My therapist was really helpful today. I went in with jumbled thoughts. Pregnant women surrounding me. Baby showers. Newborn cousins. Triggers everywhere.
I have been afraid the last few weeks, very afraid.
Afraid of waking up one day and finding myself pregnant. And then afraid that I will dare to dream that I can actually carry a pregnancy to term, and end 40 weeks or so later, with a healthy baby in my arms.
I recently found a photo album in a photo account that I hadn't seen in years. An album titled, "35 Weeks Pregnant."
The pictures brought tears to my eyes. First of all, I was hot. No seriously, I am not one to think highly of my looks (most of the time I will grant that I am cute and I clean up well). But whoa, I was one gorgeous pregnant woman.
There aren't enough words to express how lucky I am to trudge this road with a miracle child at my side. With that, I will confess that mourning my babies has been deeply connected to mourning my pregnancies. Never making it to that big, beautiful 35 weeks that I carried once. After all, since Niblet, I have never made it past 14 weeks.

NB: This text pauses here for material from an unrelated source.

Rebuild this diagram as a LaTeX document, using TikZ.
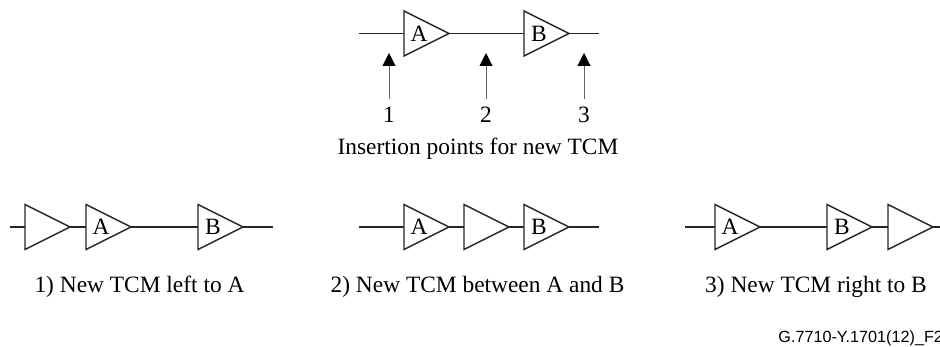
\documentclass[tikz,border=0pt]{standalone}
\usepackage{fontspec}
\setmainfont{Liberation Serif}
\newfontfamily\refsans{Liberation Sans}
\usetikzlibrary{shapes.geometric,arrows.meta}
\tikzset{
  amp/.style={draw=black!85, fill=white, line width=0.7pt, isosceles triangle, isosceles triangle apex angle=53.13,
    isosceles triangle stretches, minimum width=22.5pt, minimum height=22.5pt, inner sep=0pt, outer sep=0pt,
    font=\fontsize{11.7}{13}\selectfont, anchor=lower side},
  wire/.style={draw=black!85, line width=0.7pt},
  insarrow/.style={draw=black!60, line width=0.5pt, -{Triangle[length=6.5pt,width=6.5pt,color=black]}},
  num/.style={font=\fontsize{11.7}{13}\selectfont, inner sep=3.5pt},
  caption/.style={font=\fontsize{11.7}{13}\selectfont, inner sep=0pt}
}
\begin{document}
\begin{tikzpicture}[x=0.5pt,y=0.5pt]
\clip (0,0) rectangle (940,347);
\useasboundingbox (0,0) rectangle (940,347);
% insertion points
\begin{scope}[xshift=179.5pt,yshift=156.75pt]
\coordinate (in) at (0,0);
\coordinate (out) at (240,0);
\node[amp] (ampA) at (45,0) {\kern2pt A};
\node[amp] (ampB) at (165,0) {\kern2pt B};
\draw[wire] (in) -- (ampA.lower side);
\draw[wire] (ampA.apex) -- (ampB.lower side);
\draw[wire] (ampB.apex) -- (out);
\node[num] (n1) at (30,-81) {1};
\node[num] (n2) at (127,-81) {2};
\node[num] (n3) at (225,-81) {3};
\coordinate (p1) at (30,-19.5);
\coordinate (p2) at (127,-19.5);
\coordinate (p3) at (225,-19.5);
\draw[insarrow] (n1) -- (p1);
\draw[insarrow] (n2) -- (p2);
\draw[insarrow] (n3) -- (p3);
\node[caption] (title) at (119,-115) {Insertion points for new TCM};
\end{scope}
% left to A
\begin{scope}[xshift=5pt,yshift=60pt]
\coordinate (in1) at (0,0);
\coordinate (out1) at (263,0);
\node[amp] (ampN1) at (15,0) {};
\node[amp] (ampA1) at (76,0) {\kern2pt A};
\node[amp] (ampB1) at (188,0) {\kern2pt B};
\draw[wire] (in1) -- (ampN1.lower side);
\draw[wire] (ampN1.apex) -- (ampA1.lower side);
\draw[wire] (ampA1.apex) -- (ampB1.lower side);
\draw[wire] (ampB1.apex) -- (out1);
\node[caption] (cap1) at (129.5,-60) {1) New TCM left to A};
\end{scope}
% between A and B
\begin{scope}[xshift=179.5pt,yshift=60pt]
\coordinate (in2) at (0,0);
\coordinate (out2) at (240,0);
\node[amp] (ampA2) at (45,0) {\kern2pt A};
\node[amp] (ampN2) at (105,0) {};
\node[amp] (ampB2) at (165,0) {\kern2pt B};
\draw[wire] (in2) -- (ampA2.lower side);
\draw[wire] (ampA2.apex) -- (ampN2.lower side);
\draw[wire] (ampN2.apex) -- (ampB2.lower side);
\draw[wire] (ampB2.apex) -- (out2);
\node[caption] (cap2) at (118.5,-60) {2) New TCM between A and B};
\end{scope}
% right to B
\begin{scope}[xshift=342.5pt,yshift=60pt]
\coordinate (in3) at (0,0);
\coordinate (out3) at (258,0);
\node[amp] (ampA3) at (30,0) {\kern2pt A};
\node[amp] (ampB3) at (142,0) {\kern2pt B};
\node[amp] (ampN3) at (203,0) {};
\draw[wire] (in3) -- (ampA3.lower side);
\draw[wire] (ampA3.apex) -- (ampB3.lower side);
\draw[wire] (ampB3.apex) -- (ampN3.lower side);
\draw[wire] (ampN3.apex) -- (out3);
\node[caption] (cap3) at (131,-60) {3) New TCM right to B};
\end{scope}
\node[anchor=west, inner sep=0pt, font=\refsans\fontsize{8.1}{9}\selectfont] (ref) at (778,8.5) {G.7710-Y.1701(12)\_F2};
\end{tikzpicture}
\end{document}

And the joy I associate with my one successful pregnancy, well, this is a feeling that I will never experience again. Because even if the stars align and the one in a million lottery winner for an AMA "habitual aborter" like myself strikes the jackpot, pregnancy can NEVER be beautiful. Pregnancy is now sheer terror. I have to reconcile myself to that fact. If I find myself with child, I have to reconcile myself to the fact that I am entering into a state of being that is my personal definition of hell. Anxiety. Fear. And please trust me on this, it's not irrational fear. With the number of D&Cs and surgeries I have had, even if I made through a clear genetic screen and past random birth defects, I am a prime candidate for Incompetent Cervix.
"Am I crazy?" I asked my therapist? Am I quite literally insane to dream of myself at 35 weeks, imagining myself beautiful and glowing and ready to mother an infant again?
No, she said. She went on to explain that my active imagination is my brain's connecting line to hope. And maintaining hope isn't unhealthy. Hope sustains us.
Hope gives us the ability to face another day.